# Damascus filet knives almost ready to go



## robert flynt (Dec 27, 2015)

Used up all the thin stainless damascus I had on hand. Not totally pleased with them found places that needed to be cleaned up on them after looking at them under a different light.

Reactions: Like 2 | EyeCandy! 4 | Way Cool 7 | Useful 1


----------



## Kevin (Dec 27, 2015)

Artwork.

Reactions: Thank You! 1 | Agree 4


----------



## Tclem (Dec 27, 2015)

Robert are you pleased with anything you make. Lol. Awesome work as usual.


----------



## NYWoodturner (Dec 27, 2015)

Is the unpinned one a partial tang?
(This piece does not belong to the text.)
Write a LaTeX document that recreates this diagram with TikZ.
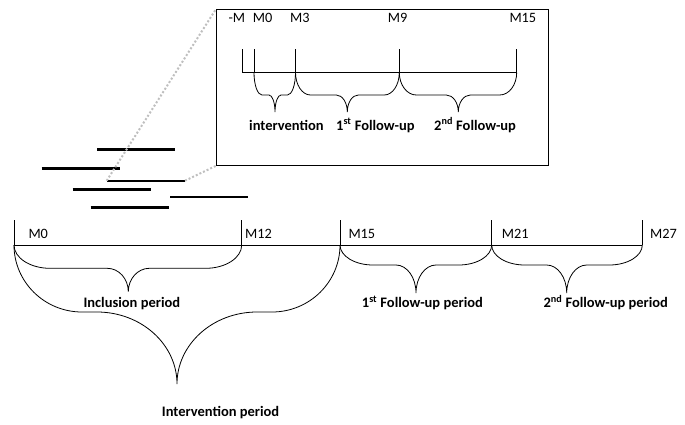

Love 'em

Reactions: Thank You! 1


----------



## robert flynt (Dec 27, 2015)

Tclem said:


> Robert are you pleased with anything you make. Lol. Awesome work as usual.


 I've never been completely satisfied because I've never made the perfect knife, which keep me trying.

Reactions: Like 3


----------



## robert flynt (Dec 27, 2015)

NYWoodturner said:


> Is the unpinned one a partial tang? Love 'em


Yes it is a hidden or partial tang that goes 3/4 the length of the handle.


----------



## Tclem (Dec 27, 2015)

robert flynt said:


> I've never been completely satisfied because I've never made the perfect knife, which keep me trying.
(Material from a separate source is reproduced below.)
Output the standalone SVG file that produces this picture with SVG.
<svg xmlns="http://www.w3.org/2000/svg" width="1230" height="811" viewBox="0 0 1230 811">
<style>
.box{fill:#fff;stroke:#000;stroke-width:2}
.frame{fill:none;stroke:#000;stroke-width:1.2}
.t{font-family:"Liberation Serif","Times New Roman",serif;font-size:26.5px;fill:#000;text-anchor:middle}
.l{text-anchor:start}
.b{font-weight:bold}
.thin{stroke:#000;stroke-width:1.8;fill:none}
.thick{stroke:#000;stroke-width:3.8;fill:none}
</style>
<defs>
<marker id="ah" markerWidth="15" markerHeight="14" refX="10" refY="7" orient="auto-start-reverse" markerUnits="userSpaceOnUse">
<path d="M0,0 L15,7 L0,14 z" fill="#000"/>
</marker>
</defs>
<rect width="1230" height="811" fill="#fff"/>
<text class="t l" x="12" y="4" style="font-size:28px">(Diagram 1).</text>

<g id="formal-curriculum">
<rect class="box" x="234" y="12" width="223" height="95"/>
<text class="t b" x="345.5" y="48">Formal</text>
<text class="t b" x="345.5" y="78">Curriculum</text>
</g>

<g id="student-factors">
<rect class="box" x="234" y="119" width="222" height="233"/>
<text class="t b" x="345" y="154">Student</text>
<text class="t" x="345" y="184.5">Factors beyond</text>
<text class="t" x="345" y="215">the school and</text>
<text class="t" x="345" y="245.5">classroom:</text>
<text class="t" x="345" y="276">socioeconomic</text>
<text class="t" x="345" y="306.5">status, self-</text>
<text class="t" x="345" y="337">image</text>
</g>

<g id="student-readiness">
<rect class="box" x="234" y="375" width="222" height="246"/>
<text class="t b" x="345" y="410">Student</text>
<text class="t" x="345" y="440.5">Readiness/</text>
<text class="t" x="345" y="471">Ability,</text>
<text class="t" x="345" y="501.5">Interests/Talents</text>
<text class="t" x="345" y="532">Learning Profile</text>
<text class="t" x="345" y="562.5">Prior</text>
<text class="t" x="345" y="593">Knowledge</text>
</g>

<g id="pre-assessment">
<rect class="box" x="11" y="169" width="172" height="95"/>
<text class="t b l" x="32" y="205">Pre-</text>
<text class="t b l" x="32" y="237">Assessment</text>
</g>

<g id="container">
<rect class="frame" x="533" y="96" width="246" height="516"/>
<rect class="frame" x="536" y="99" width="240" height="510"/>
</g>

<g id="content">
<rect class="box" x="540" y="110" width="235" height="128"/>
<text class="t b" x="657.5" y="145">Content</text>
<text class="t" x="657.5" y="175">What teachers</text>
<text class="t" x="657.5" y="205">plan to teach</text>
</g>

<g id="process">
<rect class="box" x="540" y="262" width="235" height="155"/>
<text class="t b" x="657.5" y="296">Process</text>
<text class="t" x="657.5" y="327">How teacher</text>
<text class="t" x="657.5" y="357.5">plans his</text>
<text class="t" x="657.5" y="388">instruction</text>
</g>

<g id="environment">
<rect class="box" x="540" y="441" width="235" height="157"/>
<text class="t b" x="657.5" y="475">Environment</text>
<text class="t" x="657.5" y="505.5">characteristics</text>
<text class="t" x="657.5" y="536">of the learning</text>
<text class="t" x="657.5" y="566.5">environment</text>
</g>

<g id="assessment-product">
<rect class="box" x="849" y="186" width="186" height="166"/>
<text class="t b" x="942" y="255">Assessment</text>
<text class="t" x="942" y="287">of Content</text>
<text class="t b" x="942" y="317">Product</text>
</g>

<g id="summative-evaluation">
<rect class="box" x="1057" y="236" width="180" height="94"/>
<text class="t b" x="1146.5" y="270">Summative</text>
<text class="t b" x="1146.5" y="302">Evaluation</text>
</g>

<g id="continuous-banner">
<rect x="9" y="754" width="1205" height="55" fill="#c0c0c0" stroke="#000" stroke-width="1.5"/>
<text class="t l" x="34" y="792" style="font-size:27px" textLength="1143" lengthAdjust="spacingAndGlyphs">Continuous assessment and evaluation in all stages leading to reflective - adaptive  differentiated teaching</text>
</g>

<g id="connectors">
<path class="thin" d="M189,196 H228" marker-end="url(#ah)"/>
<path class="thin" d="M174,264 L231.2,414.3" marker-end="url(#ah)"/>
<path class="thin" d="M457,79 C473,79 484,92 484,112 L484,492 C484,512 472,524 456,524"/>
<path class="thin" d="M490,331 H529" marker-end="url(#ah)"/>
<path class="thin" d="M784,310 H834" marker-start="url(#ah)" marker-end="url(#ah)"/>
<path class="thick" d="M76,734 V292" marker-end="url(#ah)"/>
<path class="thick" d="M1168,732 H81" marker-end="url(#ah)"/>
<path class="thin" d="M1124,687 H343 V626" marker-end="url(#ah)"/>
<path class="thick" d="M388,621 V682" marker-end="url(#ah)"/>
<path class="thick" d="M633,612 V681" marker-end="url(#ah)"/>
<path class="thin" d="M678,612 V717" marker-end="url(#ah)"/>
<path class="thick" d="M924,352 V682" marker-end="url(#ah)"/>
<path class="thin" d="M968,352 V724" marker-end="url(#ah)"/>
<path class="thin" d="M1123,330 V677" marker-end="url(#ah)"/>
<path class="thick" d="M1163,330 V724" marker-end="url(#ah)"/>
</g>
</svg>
I remember the first time we came over. You said you were taking a handle off because you didn't like it and I thought you were crazy. I understand now and at my rate I hope I live to be 120 lol

Reactions: Like 2


----------



## Strider (Dec 28, 2015)

This is...beyond what I can say. I am about to endeavor into such deed, on Cody's relief, but I have yet much to learn!

Reactions: Thank You! 1


----------



## Nature Man (Dec 28, 2015)

You have GOT to be getting close to perfection! Gorgeous knives. Chuck

Reactions: Thank You! 1


----------



## Sidecar (Dec 28, 2015)

ya know.... been ponder'n on the knife making ........tremendous craftsmanship ! and notice you master knife makers worried on the quality , well here is an idea..... circulate the knifes to the woodbarter membership , start here if you'd like . If any ....and i say IF ANY flaws are detected the knife can quickly and discretely be removed from public viewing ,.....something to ponder , now dont over burden Tony , Kevin , Tclem , ripjack13 , el gaupo they are all busy ......ahhhh just kick it around


----------



## robert flynt (Dec 28, 2015)

Sidecar said:


> ya know.... been ponder'n on the knife making ........tremendous craftsmanship ! and notice you master knife makers worried on the quality , well here is an idea..... circulate the knifes to the woodbarter membership , start here if you'd like . If any ....and i say IF ANY flaws are detected the knife can quickly and discretely be removed from public viewing ,.....something to ponder , now dont over burden Tony , Kevin , Tclem , ripjack13 , el gaupo they are all busy ......ahhhh just kick it around


In most cases if I can't see a fix, I break them and throw them in the garbage. Learned a long time ago, if you put them out there and they change hands, you get negative publicity.

Reactions: Agree 1


----------



## Mike1950 (Dec 28, 2015)

I agree- Artwork. What kind of wood.

Reactions: Thank You! 1 | Agree 1


----------



## robert flynt (Dec 28, 2015)

Nature Man said:


> You have GOT to be getting close to perfection! Gorgeous knives. Chuck


I wish I were! The difference between good knife maker and a bad knife maker is how well he hides his mistakes.


----------



## robert flynt (Dec 28, 2015)

Mike1950 said:


> I agree- Artwork. What kind of wood.


My favorite, California buckeye burl.


----------